Jeb Bush is giving a strong indication that he'll join the ever-expanding Republican presidential campaign field later this month, announcing Thursday morning that his decision will come on June 15 in Miami.
The former Florida governor, widely expected to run for the Republican nomination, wrote "coming soon" on Twitter with a link to the website jebannouncement.com. On that page, the date 06.15.15 was listed, followed by the tease, "BE THE FIRST TO KNOW. RSVP NOW!" Bush also tweeted it in Spanish, "Próximamente 6.15.15."
"My expectation, my hope is I'll be a candidate," Bush said earlier in the week, while attending an economic forum in Florida with other 2016 GOP prospects.
Aides confirmed Bush had made a decision and that he'll announce it in Miami on June 15, on the heels of a European trip where he'll visit longtime allies Germany, Poland and Estonia.
The announcement will take place that afternoon at Miami Dade Community College.

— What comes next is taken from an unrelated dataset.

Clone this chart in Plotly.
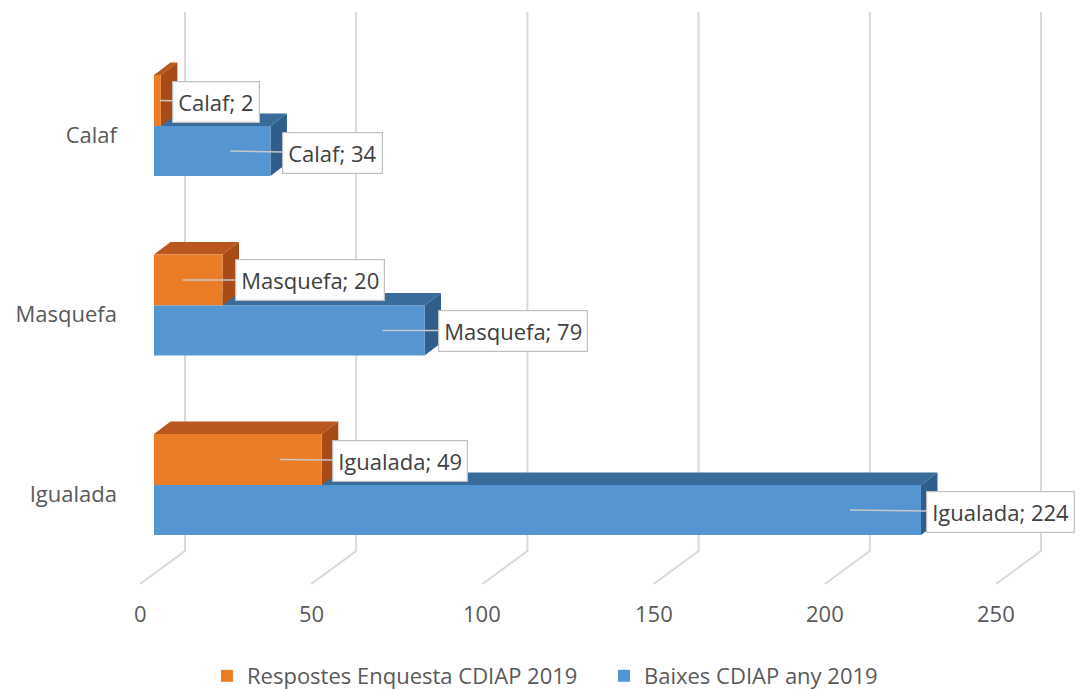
import plotly.graph_objects as go

# ---------------- data ----------------
categories = ["Igualada", "Masquefa", "Calaf"]
respostes = [49, 20, 2]          # Respostes Enquesta CDIAP 2019
baixes = [224, 79, 34]           # Baixes CDIAP any 2019
series_names = ["Respostes Enquesta CDIAP 2019", "Baixes CDIAP any 2019"]
x_ticks = [0, 50, 100, 150, 200, 250]

# ---------------- geometry (pixel based, converted to data units) ----------------
W, H_REF = 1075, 689
H = 697                       # rendered height (capture is rescaled to 689)
SY = H / H_REF

def py(p):
    return p * SY

ML = 130                      # left margin (px)
X0_PX = 154.0                 # pixel of value 0 on bar front face
PX_PER_UNIT = 3.424
Y0_PX = py(494.0)             # pixel of first category centre
PX_PER_CAT = py(179.5)

def dxu(px):
    return px / PX_PER_UNIT

def dyu(px):
    return -py(px) / PX_PER_CAT

def yat(px):
    return (Y0_PX - py(px)) / PX_PER_CAT

x_range = [(ML - X0_PX) / PX_PER_UNIT, (W - X0_PX) / PX_PER_UNIT]
y_range = [(Y0_PX - H) / PX_PER_CAT, Y0_PX / PX_PER_CAT]

ypos = list(range(len(categories)))

# bar placement in category units
or_off, or_w = -dyu(9), -dyu(51)
bl_off, bl_w = dyu(41), -dyu(50)
BAR_DX, BAR_DY = dxu(16.5), -dyu(12.5)

C_OR = "#EC7D27"; C_OR_TOP = "#BA571E"; C_OR_SIDE = "#A94B16"
C_BL = "#5596D2"; C_BL_TOP = "#3A6C9B"; C_BL_SIDE = "#2F5E8C"
GRID = "#D9D9D9"

fig = go.Figure()

fig.add_trace(go.Bar(
    y=ypos, x=respostes, orientation="h", base=0, width=or_w, offset=or_off,
    marker=dict(color=C_OR, line=dict(width=0)), name=series_names[0],
    hoverinfo="x+name"))
fig.add_trace(go.Bar(
    y=ypos, x=baixes, orientation="h", base=0, width=bl_w, offset=bl_off,
    marker=dict(color=C_BL, line=dict(width=0)), name=series_names[1],
    hoverinfo="x+name"))

shapes = []

# back wall gridlines + floor lines
WALL_DX = dxu(31)
wall_top = yat(12)
wall_bot = yat(551)
FLOOR_DX, FLOOR_DY = dxu(-45), dyu(33)
for t in x_ticks:
    xb = t + WALL_DX
    shapes.append(dict(type="path", layer="below", xref="x", yref="y",
                       path=f"M{xb},{wall_top} L{xb},{wall_bot} L{xb + FLOOR_DX},{wall_bot + FLOOR_DY}",
                       line=dict(color=GRID, width=2)))

def poly(pts):
    return "M" + " L".join(f"{x},{y}" for x, y in pts) + " Z"

# 3D faces: blue first, then orange
for i, (vo, vb) in enumerate(zip(respostes, baixes)):
    yt = i + bl_off + bl_w
    yb = i + bl_off
    # blue top face (part not hidden by orange front)
    if vo >= BAR_DX:
        pts = [(vo, yt), (vb, yt), (vb + BAR_DX, yt + BAR_DY), (vo, yt + BAR_DY)]
    else:
        pts = [(vo, yt), (vb, yt), (vb + BAR_DX, yt + BAR_DY), (BAR_DX, yt + BAR_DY),
               (vo, yt + BAR_DY * vo / BAR_DX)]
    shapes.append(dict(type="path", layer="below", xref="x", yref="y", path=poly(pts),
                       fillcolor=C_BL_TOP, line=dict(width=0)))
    shapes.append(dict(type="path", layer="below", xref="x", yref="y",
                       path=poly([(vb, yb), (vb, yt), (vb + BAR_DX, yt + BAR_DY), (vb + BAR_DX, yb + BAR_DY)]),
                       fillcolor=C_BL_SIDE, line=dict(width=0)))
for i, vo in enumerate(respostes):
    yt = i + or_off + or_w
    yb = i + or_off
    shapes.append(dict(type="path", layer="below", xref="x", yref="y",
                       path=poly([(0, yt), (vo, yt), (vo + BAR_DX, yt + BAR_DY), (BAR_DX, yt + BAR_DY)]),
                       fillcolor=C_OR_TOP, line=dict(width=0)))
    shapes.append(dict(type="path", layer="below", xref="x", yref="y",
                       path=poly([(vo, yb), (vo, yt), (vo + BAR_DX, yt + BAR_DY), (vo + BAR_DX, yb + BAR_DY)]),
                       fillcolor=C_OR_SIDE, line=dict(width=0)))

# ---------------- data labels (callouts) ----------------
FONT = "Open Sans"
FS = 22
annotations = []
# per-label style: tip shift from bar end (px), box offset from tip (px)
or_tip_shift = [-42, -40, -1]
or_box = [(120, 1), (128, 0), (56, 1)]
bl_tip_shift = [-71, -42, -40]
bl_box = [(151, 2), (130, 0), (102, 2)]
for i, (vo, vb) in enumerate(zip(respostes, baixes)):
    for v, yc, ts, (bx, by) in [(vo, i + or_off + or_w / 2, or_tip_shift[i], or_box[i]),
                                 (vb, i + bl_off + bl_w / 2, bl_tip_shift[i], bl_box[i])]:
        annotations.append(dict(
            x=v, y=yc, xref="x", yref="y", xshift=ts,
            text=f"{categories[i]}; {v}", showarrow=True, arrowhead=0,
            arrowcolor="#C8C8C8", arrowwidth=1.5, ax=bx, ay=py(by), standoff=0,
            font=dict(family=FONT, size=FS, color="#404040"),
            bgcolor="white", bordercolor="#BFBFBF", borderwidth=1.2, borderpad=5))

# x tick labels at the floor front edge
label_y = yat(613)
for t in x_ticks:
    annotations.append(dict(x=t + WALL_DX + FLOOR_DX, y=label_y, xref="x", yref="y",
                            text=str(t), showarrow=False,
                            font=dict(family=FONT, size=FS, color="#595959")))

LEG_LEFT_PX = 207
fig.update_layout(
    width=W, height=H,
    margin=dict(l=ML, r=0, t=0, b=0),
    paper_bgcolor="white", plot_bgcolor="white",
    barmode="overlay",
    showlegend=True,
    legend=dict(orientation="h", x=(LEG_LEFT_PX - ML) / (W - ML), xanchor="left",
                y=1 - py(676) / H, yanchor="middle",
                font=dict(family=FONT, size=FS, color="#595959"),
                entrywidth=352, traceorder="normal", borderwidth=0),
    xaxis=dict(range=x_range, showgrid=False, zeroline=False, showticklabels=False,
               showline=False, fixedrange=True),
    yaxis=dict(range=y_range, showgrid=False, zeroline=False, tickmode="array",
               tickvals=ypos, ticktext=categories, ticks="", ticklabelstandoff=12,
               tickfont=dict(family=FONT, size=FS, color="#595959"),
               showline=False, fixedrange=True),
    shapes=shapes, annotations=annotations,
)

css_fix = (
    "document.documentElement.style.margin='0px';"
    "document.documentElement.style.overflow='hidden';"
    "document.body.style.margin='0px';"
    "document.body.style.padding='0px';"
    "document.body.style.overflow='hidden';"
)
fig.write_html("out.html", config={"displayModeBar": False}, post_script=css_fix)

"Governor Bush is thankful for the support and encouragement he has received from so many Americans during the last several months and looks forward to announcing his decision," spokeswoman Kristy Campbell said.
Bush would be entering a crowded primary field that includes Sens. Rand Paul, Marco Rubio and Ted Cruz, among others. Former Texas Gov. Rick Perry is expected to announce his bid on Thursday. Meanwhile, Govs. Scott Walker of Wisconsin and Chris Christie of New Jersey have not yet formally announced their intentions, but have been hiring staff and visiting early-voting states such as Iowa, New Hampshire and South Carolina.

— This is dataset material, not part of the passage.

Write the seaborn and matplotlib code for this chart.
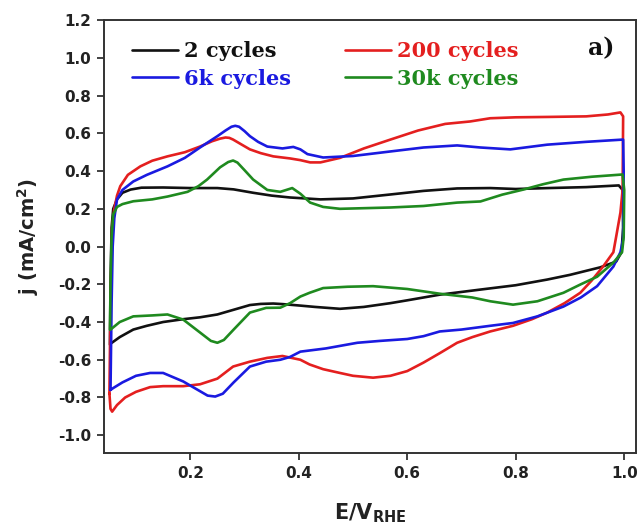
import matplotlib
matplotlib.use('Agg')
from matplotlib import pyplot as plt
from matplotlib.lines import Line2D
import pandas as pd
import seaborn as sns

sns.set_style('ticks')
plt.rcParams['font.family'] = ['DejaVu Sans']
plt.rcParams['mathtext.fontset'] = 'dejavusans'

series_names = ['2 cycles', '200 cycles', '6k cycles', '30k cycles']
series_colors = ['#111111', '#e41f1f', '#1a1ae0', '#1f8a1f']

# each loop: anodic sweep (left -> right) then cathodic sweep (right -> left)
e_2 = [0.052, 0.053, 0.055, 0.058, 0.065, 0.075, 0.09, 0.11, 0.15, 0.2, 0.25, 0.28, 0.316, 0.35,
       0.384, 0.44, 0.5, 0.569, 0.63, 0.692, 0.753, 0.8, 0.86, 0.93, 0.99, 0.997,
       0.998, 0.995, 0.985, 0.956, 0.9, 0.858, 0.8, 0.735, 0.66, 0.6, 0.569, 0.52, 0.476, 0.43,
       0.403, 0.37, 0.353, 0.33, 0.31, 0.28, 0.25, 0.218, 0.187, 0.15, 0.12, 0.095, 0.07, 0.053]
j_2 = [-0.52, -0.2, 0.1, 0.2, 0.25, 0.285, 0.302, 0.312, 0.313, 0.31, 0.31, 0.303, 0.285, 0.27,
       0.26, 0.25, 0.255, 0.276, 0.295, 0.308, 0.31, 0.305, 0.31, 0.315, 0.324, 0.3,
       0.1, -0.03, -0.08, -0.11, -0.15, -0.175, -0.205, -0.228, -0.255, -0.285, -0.3, -0.32, -0.33, -0.32,
       -0.313, -0.305, -0.302, -0.304, -0.31, -0.335, -0.36, -0.375, -0.385, -0.4, -0.42, -0.44, -0.48, -0.515]

e_200 = [0.051, 0.053, 0.056, 0.06, 0.065, 0.071, 0.085, 0.108, 0.13, 0.158, 0.19, 0.218, 0.24, 0.255, 0.265,
         0.272, 0.279, 0.295, 0.31, 0.33, 0.353, 0.384, 0.403, 0.421, 0.44, 0.476, 0.52, 0.569, 0.62, 0.67,
         0.716, 0.753, 0.8, 0.86, 0.93, 0.97, 0.993, 0.998,
         0.997, 0.993, 0.985, 0.98, 0.961, 0.94, 0.919, 0.89, 0.858, 0.83, 0.795, 0.753, 0.72, 0.692,
         0.66, 0.63, 0.6, 0.569, 0.537, 0.5, 0.476, 0.445, 0.42, 0.403, 0.37, 0.342, 0.31, 0.279, 0.25,
         0.218, 0.187, 0.15, 0.126, 0.1, 0.08, 0.065, 0.056, 0.053, 0.051]
j_200 = [-0.78, -0.3, 0.1, 0.2, 0.27, 0.32, 0.38, 0.425, 0.455, 0.478, 0.5, 0.53, 0.558, 0.572, 0.578,
         0.576, 0.567, 0.54, 0.515, 0.495, 0.478, 0.467, 0.458, 0.446, 0.446, 0.47, 0.52, 0.567, 0.615, 0.65,
         0.663, 0.68, 0.685, 0.687, 0.69, 0.7, 0.711, 0.69,
         0.3, 0.18, 0.05, -0.03, -0.106, -0.18, -0.245, -0.3, -0.35, -0.385, -0.42, -0.45, -0.48, -0.51,
         -0.565, -0.615, -0.66, -0.685, -0.695, -0.685, -0.67, -0.65, -0.625, -0.6, -0.58, -0.59, -0.61, -0.636, -0.7,
         -0.73, -0.74, -0.74, -0.745, -0.77, -0.8, -0.84, -0.875, -0.86, -0.78]

e_6k = [0.053, 0.055, 0.057, 0.06, 0.065, 0.075, 0.095, 0.12, 0.158, 0.19, 0.218, 0.25, 0.265, 0.276, 0.283,
        0.29, 0.3, 0.31, 0.325, 0.342, 0.37, 0.39, 0.403, 0.416, 0.445, 0.5, 0.569, 0.63, 0.692, 0.735,
        0.79, 0.858, 0.93, 0.998,
        0.999, 0.998, 0.993, 0.98, 0.95, 0.92, 0.888, 0.84, 0.795, 0.753, 0.7, 0.66, 0.63, 0.6, 0.55,
        0.508, 0.45, 0.403, 0.384, 0.366, 0.34, 0.31, 0.28, 0.26, 0.246, 0.232, 0.22, 0.187, 0.15, 0.126, 0.1,
        0.075, 0.058, 0.053]
j_6k = [-0.76, -0.3, 0.0, 0.15, 0.25, 0.3, 0.345, 0.38, 0.425, 0.47, 0.525, 0.585, 0.615, 0.635, 0.64,
        0.635, 0.612, 0.585, 0.555, 0.53, 0.52, 0.528, 0.515, 0.49, 0.472, 0.48, 0.504, 0.525, 0.536, 0.525,
        0.515, 0.54, 0.555, 0.567,
        0.4, 0.04, -0.03, -0.106, -0.21, -0.27, -0.318, -0.37, -0.405, -0.42, -0.44, -0.45, -0.475, -0.49, -0.5,
        -0.51, -0.54, -0.557, -0.585, -0.6, -0.61, -0.636, -0.72, -0.78, -0.795, -0.79, -0.77, -0.715, -0.67, -0.67, -0.685,
        -0.72, -0.75, -0.76]

e_30k = [0.052, 0.053, 0.055, 0.058, 0.065, 0.075, 0.095, 0.13, 0.158, 0.195, 0.215, 0.231, 0.255, 0.27, 0.279,
         0.287, 0.3, 0.316, 0.342, 0.366, 0.388, 0.403, 0.421, 0.445, 0.476, 0.569, 0.63, 0.692, 0.735, 0.775,
         0.814, 0.85, 0.888, 0.94, 0.997,
         1.0, 0.999, 0.996, 0.98, 0.95, 0.92, 0.888, 0.84, 0.795, 0.753, 0.72, 0.66, 0.6, 0.537, 0.49,
         0.445, 0.42, 0.403, 0.384, 0.366, 0.34, 0.31, 0.28, 0.262, 0.25, 0.238, 0.22, 0.187, 0.158, 0.13, 0.095, 0.07, 0.053]
j_30k = [-0.44, -0.2, 0.05, 0.17, 0.21, 0.225, 0.24, 0.25, 0.265, 0.29, 0.32, 0.355, 0.42, 0.448, 0.456,
         0.445, 0.405, 0.355, 0.3, 0.29, 0.31, 0.28, 0.233, 0.21, 0.2, 0.207, 0.215, 0.233, 0.239, 0.275,
         0.302, 0.33, 0.355, 0.37, 0.382,
         0.3, 0.05, -0.03, -0.085, -0.16, -0.2, -0.245, -0.29, -0.308, -0.29, -0.27, -0.25, -0.225, -0.21, -0.213,
         -0.22, -0.245, -0.265, -0.3, -0.324, -0.325, -0.35, -0.44, -0.495, -0.51, -0.5, -0.46, -0.387, -0.36, -0.365, -0.37, -0.4, -0.44]

x_ticks = [0.2, 0.4, 0.6, 0.8, 1.0]
y_ticks = [-1.0, -0.8, -0.6, -0.4, -0.2, 0.0, 0.2, 0.4, 0.6, 0.8, 1.0, 1.2]

frames = []
for name, e, j in zip(series_names, [e_2, e_200, e_6k, e_30k], [j_2, j_200, j_6k, j_30k]):
    frames.append(pd.DataFrame({'E': e, 'j': j, 'series': name}))
cv = pd.concat(frames, ignore_index=True)
palette = dict(zip(series_names, series_colors))

fig = plt.figure(figsize=(6.4, 5.3), dpi=100)
ax = fig.add_axes([0.1625, 0.145, 0.8315, 0.817])
sns.lineplot(data=cv, x='E', y='j', hue='series', palette=palette, sort=False,
             estimator=None, linewidth=1.9, legend=False, ax=ax,
             solid_joinstyle='round', solid_capstyle='round')

ax.set_xlim(0.041, 1.022)
ax.set_ylim(-1.095, 1.2)
ax.set_xticks(x_ticks)
ax.set_yticks(y_ticks)
ax.set_xticklabels(['%.1f' % v for v in x_ticks])
ax.set_yticklabels(['%.1f' % v for v in y_ticks])
ax.tick_params(direction='out', length=5, width=1.3, color='#333333', labelsize=11, pad=4)
for lab in ax.get_xticklabels() + ax.get_yticklabels():
    lab.set_fontweight('bold')
    lab.set_color('#222222')
for s in ax.spines.values():
    s.set_visible(True)
    s.set_linewidth(1.4)
    s.set_color('#333333')

ax.set_xlabel(r'E/V$_{\mathbf{RHE}}$', fontsize=15, fontweight='bold', color='#222222')
ax.set_ylabel(r'j (mA/cm$^{\mathbf{2}}$)', fontsize=14, fontweight='bold', color='#222222')
ax.xaxis.set_label_coords(0.5, -0.112)
ax.yaxis.set_label_coords(-0.118, 0.5)

order = ['2 cycles', '6k cycles', '200 cycles', '30k cycles']
handles = [Line2D([], [], color=palette[n], lw=1.9) for n in order]
leg = ax.legend(handles, order, ncol=2, loc='upper left', bbox_to_anchor=(0.025, 0.985),
                frameon=False, handlelength=2.2, handletextpad=0.3, columnspacing=2.6,
                labelspacing=0.35, borderpad=0.2,
                prop={'family': 'DejaVu Serif', 'weight': 'bold', 'size': 15})
for txt, n in zip(leg.get_texts(), order):
    txt.set_color(palette[n])

ax.text(0.935, 0.935, 'a)', transform=ax.transAxes, ha='center', va='center',
        fontsize=17, fontweight='bold', family='DejaVu Serif', color='#111111')

fig.savefig('out.png', dpi=100, facecolor='white')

The Bush news was first reported by The Miami Herald and the Tampa Bay Times.
By promoting his announcement in this way, Bush is also trying to collect new data about potential supporters. To receive the announcement through the website, voters must provide their name, email address and zip code.
On Monday, The Christian Science Monitor reported on Bush's comments on retirement age for benefits.

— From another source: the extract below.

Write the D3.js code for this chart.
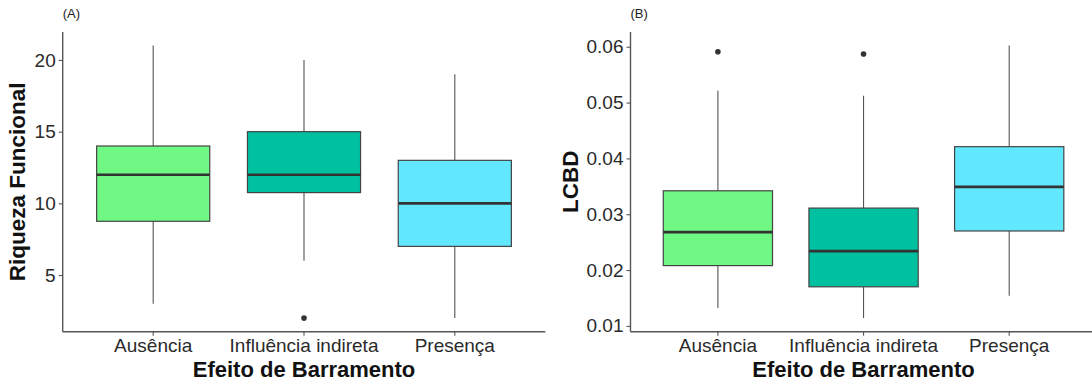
<!DOCTYPE html>
<html>
<head>
<meta charset="utf-8">
<script src="https://cdn.jsdelivr.net/npm/d3@7"></script>
<style>
  html, body { margin: 0; padding: 0; background: #fff; }
  svg { display: block; font-family: "Liberation Sans", Arial, sans-serif; }
</style>
</head>
<body>
<svg id="chart" width="1092" height="387"></svg>
<script>
// ---- data ----
const categories = ["Ausência", "Influência indireta", "Presença"];
const boxColors = ["#6FF884", "#00C19F", "#61E8FF"];

// Panel A: Riqueza Funcional
const riquezaLower   = [3, 6, 2];
const riquezaQ1      = [8.75, 10.75, 7];
const riquezaMedian  = [12, 12, 10];
const riquezaQ3      = [14, 15, 13];
const riquezaUpper   = [21, 20, 19];
const riquezaOutliers = [[], [2], []];
const riquezaTicks   = [5, 10, 15, 20];

// Panel B: LCBD
const lcbdLower   = [0.0132, 0.0114, 0.0154];
const lcbdQ1      = [0.0208, 0.0170, 0.0270];
const lcbdMedian  = [0.0268, 0.0234, 0.0349];
const lcbdQ3      = [0.0342, 0.0311, 0.0421];
const lcbdUpper   = [0.0521, 0.0512, 0.0602];
const lcbdOutliers = [[0.0591], [0.0587], []];
const lcbdTicks   = [0.01, 0.02, 0.03, 0.04, 0.05, 0.06];

const xTitle = "Efeito de Barramento";

const svg = d3.select("#chart");

function panel(opts) {
  const { left, right, top, bottom, tag, yTitle, yTitleX, lower, q1, med, q3, upper, outliers, ticks, fmt } = opts;
  const g = svg.append("g");

  const allVals = lower.concat(upper, outliers.flat());
  const lo = d3.min(allVals), hi = d3.max(allVals);
  const pad = (hi - lo) * 0.05;
  const y = d3.scaleLinear().domain([lo - pad, hi + pad]).range([bottom, top]);
  const x = d3.scaleBand().domain(categories).range([left, right])
    .paddingInner(0.25).paddingOuter(0.225);
  const cx = c => x(c) + x.bandwidth() / 2;

  const rows = categories.map((c, i) => ({
    c, i, lo: lower[i], q1: q1[i], med: med[i], q3: q3[i], hi: upper[i], out: outliers[i]
  }));

  // whiskers
  g.selectAll(".wu").data(rows).join("line")
    .attr("x1", d => cx(d.c)).attr("x2", d => cx(d.c))
    .attr("y1", d => y(d.q3)).attr("y2", d => y(d.hi))
    .attr("stroke", "#555").attr("stroke-width", 1.1);
  g.selectAll(".wl").data(rows).join("line")
    .attr("x1", d => cx(d.c)).attr("x2", d => cx(d.c))
    .attr("y1", d => y(d.q1)).attr("y2", d => y(d.lo))
    .attr("stroke", "#555").attr("stroke-width", 1.1);

  // boxes
  g.selectAll(".box").data(rows).join("rect")
    .attr("x", d => x(d.c)).attr("width", x.bandwidth())
    .attr("y", d => y(d.q3)).attr("height", d => y(d.q1) - y(d.q3))
    .attr("fill", d => boxColors[d.i])
    .attr("stroke", "#444").attr("stroke-width", 1.2);

  // medians
  g.selectAll(".med").data(rows).join("line")
    .attr("x1", d => x(d.c)).attr("x2", d => x(d.c) + x.bandwidth())
    .attr("y1", d => y(d.med)).attr("y2", d => y(d.med))
    .attr("stroke", "#333").attr("stroke-width", 2.6);

  // outliers
  const outs = rows.flatMap(d => d.out.map(v => ({ c: d.c, v })));
  g.selectAll(".out").data(outs).join("circle")
    .attr("cx", d => cx(d.c)).attr("cy", d => y(d.v)).attr("r", 2.8)
    .attr("fill", "#333");

  // axes
  const yAxis = g.append("g").attr("transform", `translate(${left},0)`)
    .call(d3.axisLeft(y).tickValues(ticks).tickFormat(fmt).tickSize(4).tickPadding(3));
  const xAxis = g.append("g").attr("transform", `translate(0,${bottom})`)
    .call(d3.axisBottom(x).tickSize(4).tickPadding(4));
  [yAxis, xAxis].forEach(a => {
    a.select(".domain").remove();
    a.selectAll(".tick line").attr("stroke", "#555").attr("stroke-width", 1.1);
    a.selectAll(".tick text").attr("fill", "#2a2a2a").style("font-size", "19px");
  });
  xAxis.selectAll(".tick text").attr("dy", null).attr("y", 20.5);
  // axis lines
  g.append("line").attr("x1", left).attr("x2", left).attr("y1", top).attr("y2", bottom)
    .attr("stroke", "#555").attr("stroke-width", 1.4);
  g.append("line").attr("x1", left).attr("x2", right).attr("y1", bottom).attr("y2", bottom)
    .attr("stroke", "#555").attr("stroke-width", 1.4);

  // titles
  g.append("text").attr("x", (left + right) / 2).attr("y", 377)
    .attr("text-anchor", "middle").style("font-size", "22px").style("font-weight", "bold")
    .attr("fill", "#111").text(xTitle);
  g.append("text").attr("transform", `translate(${yTitleX},${(top + bottom) / 2}) rotate(-90)`)
    .attr("text-anchor", "middle").style("font-size", "22.5px").style("font-weight", "bold")
    .attr("fill", "#111").text(yTitle);
  g.append("text").attr("x", left).attr("y", 18).style("font-size", "13px")
    .attr("fill", "#222").text(tag);
}

panel({
  left: 62.7, right: 545.3, top: 32, bottom: 331.7, tag: "(A)",
  yTitle: "Riqueza Funcional", yTitleX: 25,
  lower: riquezaLower, q1: riquezaQ1, med: riquezaMedian, q3: riquezaQ3, upper: riquezaUpper,
  outliers: riquezaOutliers, ticks: riquezaTicks, fmt: d3.format("d")
});
panel({
  left: 630.5, right: 1096.6, top: 32, bottom: 331.7, tag: "(B)",
  yTitle: "LCBD", yTitleX: 578,
  lower: lcbdLower, q1: lcbdQ1, med: lcbdMedian, q3: lcbdQ3, upper: lcbdUpper,
  outliers: lcbdOutliers, ticks: lcbdTicks, fmt: d3.format(".2f")
});
</script>
</body>
</html>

Jeb Bush on Sunday said he’s in favor of raising the retirement age for Social Security as a way to ensure the program’s fiscal health.
Appearing on CBS’s “Face the Nation,” former Florida Governor Bush told newsman Bob Schieffer that the current basic retirement age of 65 needs to go to 68 or 70 as a way to sustain Social Security for those now under 40.
“I think it needs to be phased in over an extended period of time,” Bush told Mr. Schieffer, who retired himself following the broadcast.
By coming out for a retirement-age hike, Bush joins fellow GOP presidential hopefuls New Jersey Gov. Chris Christie and Sen. Marco Rubio of Florida, who have proposed similar increases as part of larger Social Security reform plans.